Perhaps because of the relative lack of colour I was struck by textures - mossy, ferny, twiggy, thorny, grassy, crinkly leaves of foxgloves, glossy leaves of celandine, crusty bark, sticky mud, crystal clear water, slippery seaweed, encrusted rocks; everything in varying degrees of wetness.
The landscape is quite varied. Sea lochs and freshwater lochs, little lochans. Bare hills and coarse moorland, rocky outcrops, rounded bens and sharp peaks of Arran, dark conifer plantations, still-brown larch woods, oak and purplish haze of birch, one stand of beech, lots of mature crab apple trees in one glen. Now and then a fertilised field stands out because it is so green. You can tell which areas are, or have been, part of large estates - they have a (slightly) more managed look and are often quite diverse. Some mixed woodland with specimen trees, some commercial forest, an avenue of trees perhaps, some cattle, some sheep, an elaborate gate, a gatehouse with Gothic windows, a small kirk, a pet cemetery, more pheasant than elsewhere - a gamekeeper is raising some for the shoot.

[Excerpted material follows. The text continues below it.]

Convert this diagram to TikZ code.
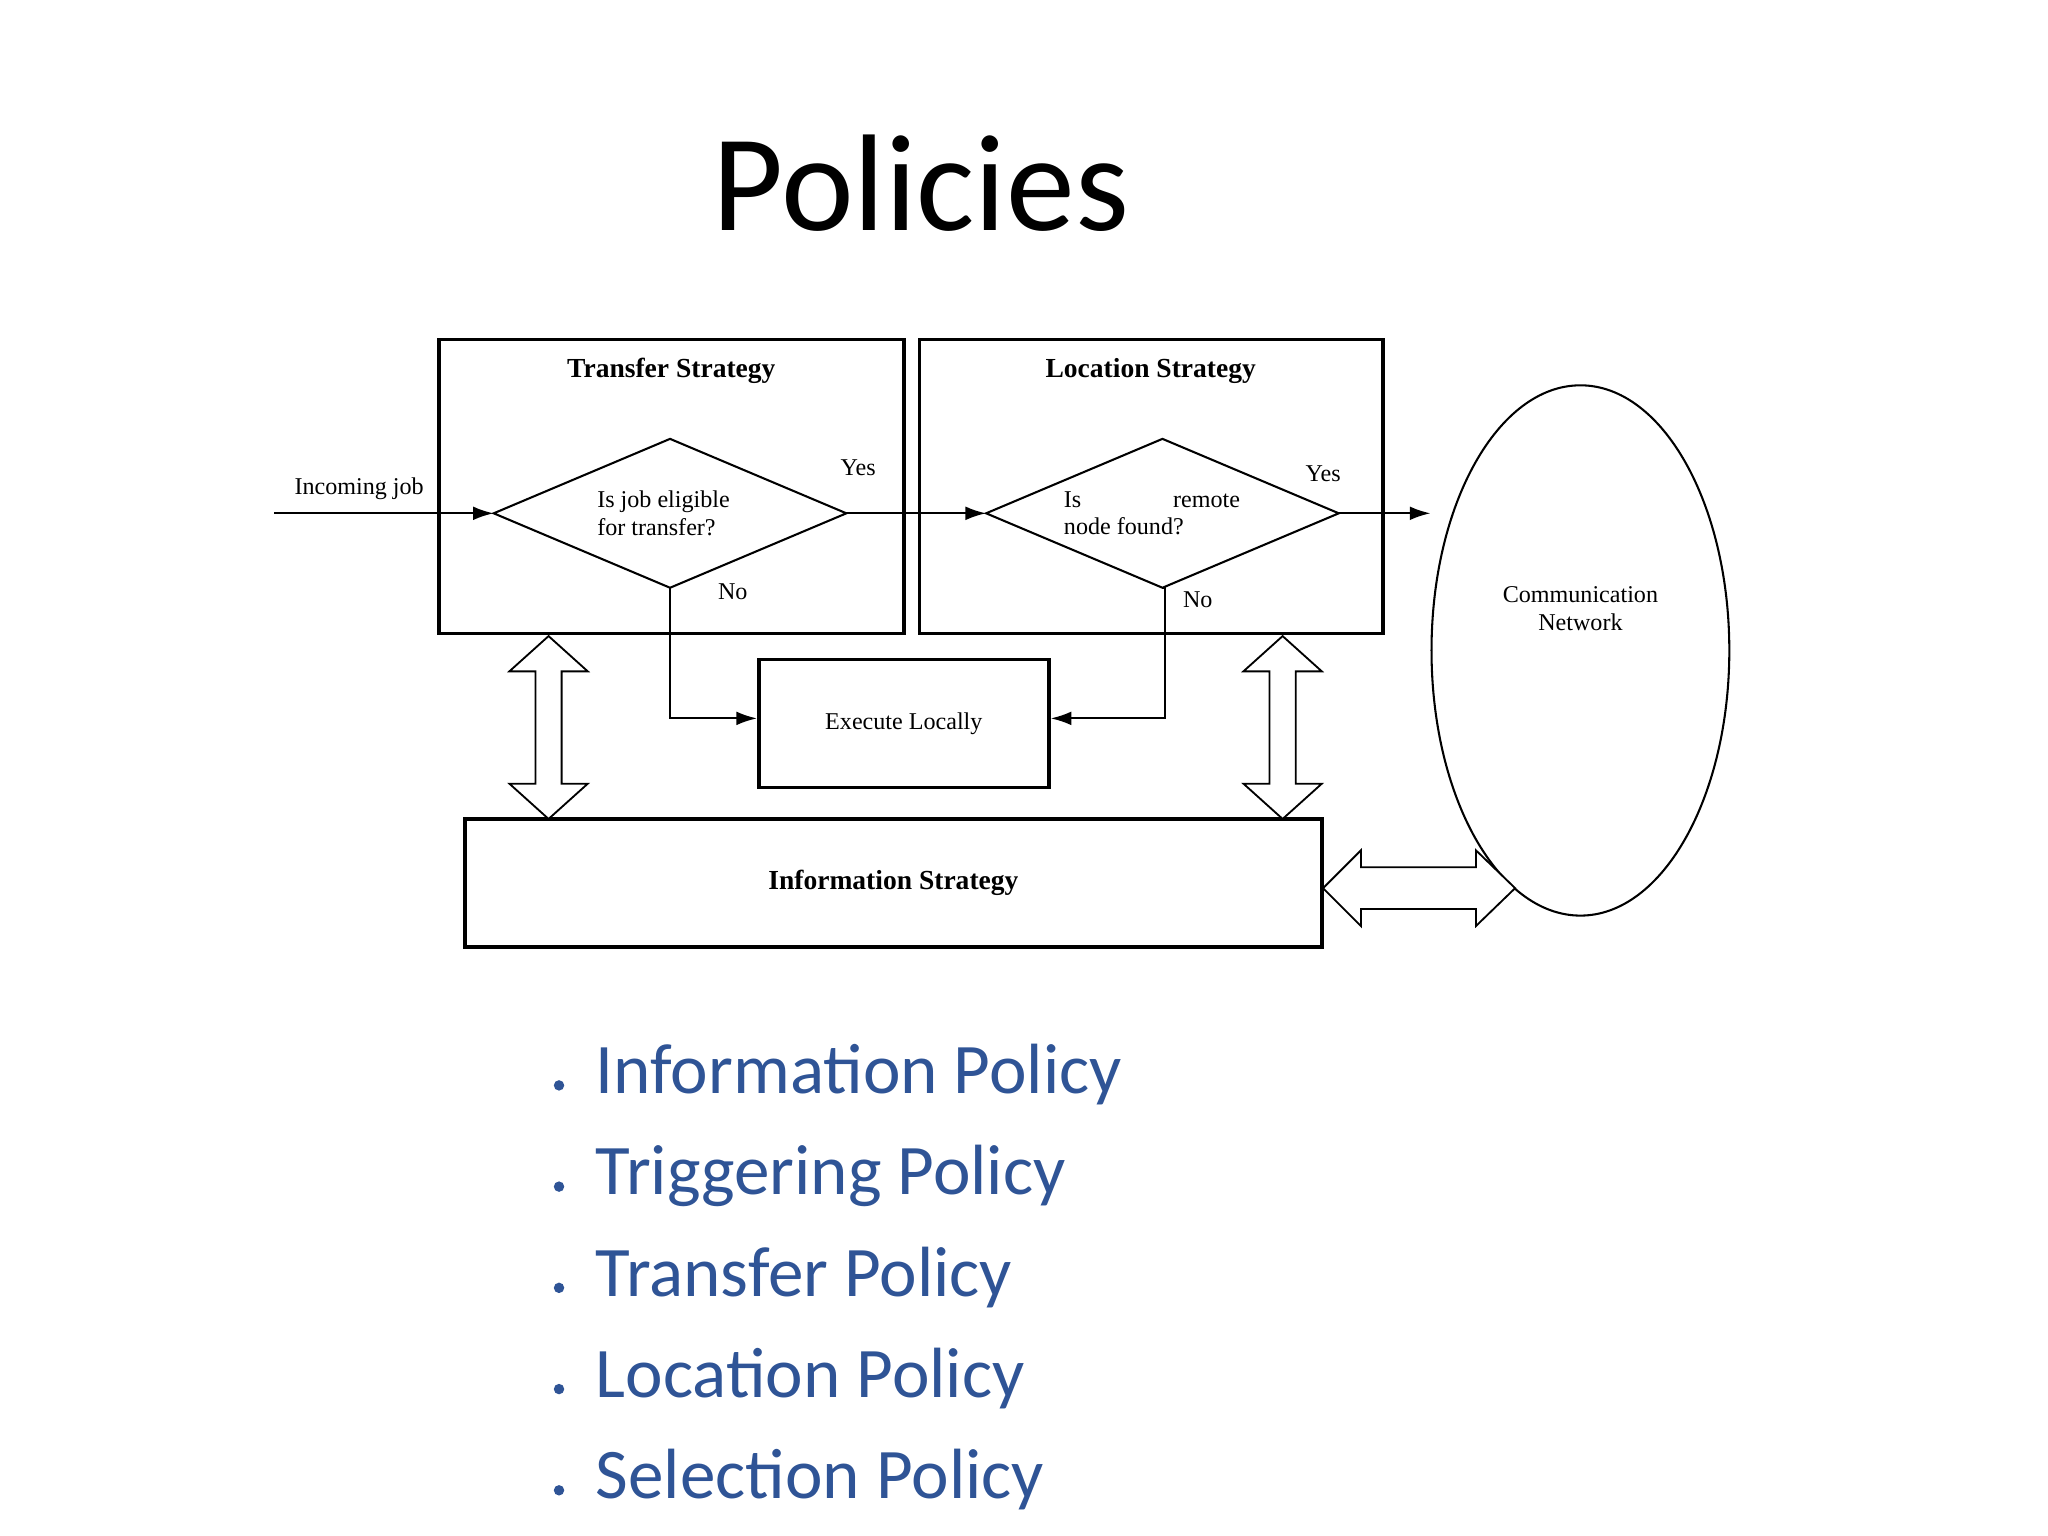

There are some fine plain Georgian houses, a few castles and ruins of castles, many cottages which have seen better days, and attractive Farrow and Ball painted ones which are often second homes, poor farms struggling on, and bungalows. More bungalows than cottages though you can drive for miles without seeing either.
There is a lot of winter damage. We have had three major storms this winter and in some parts whole groups of trees have been uprooted from the ground as one and have fallen in one direction, and another wind has blown trees down on top in the opposite direction. Plenty of firewood.
Three restaurants closed till late March. Very few shops or garages, or villages come to that. A few major failed projects - a timber mill which you would think would have succeeded, (wrong kind of wood planted sixty years ago for pit props, and now no mines), and a site for building North Sea oil platforms, never used - a real eyesore now 40 years on. It's a time of year when you can see what a struggle it can be to make a living in rural Scotland.
The roads are like patchwork. We passed one huge state of the art vehicle with four men in yellow waterproofs cheerfully slapping hot tarmac into muddy holes in the road in the rain. What a job, with hundreds of miles of roads ahead of them. Hardy folk. We passed one man walking briskly, miles from anywhere. Dressed for the weather and carrying a light back pack he looked a sprightly 80 with the ruddiest cheeks I've ever seen outside an Emile Nolde painting. He looked as if he could walk a hundred miles without effort. (I fancy his name was Angus, or Hamish.)
Harsh and elemental, sometimes grim, I absolutely love it.
Summer is a different story....
Well, I got a bit carried away there!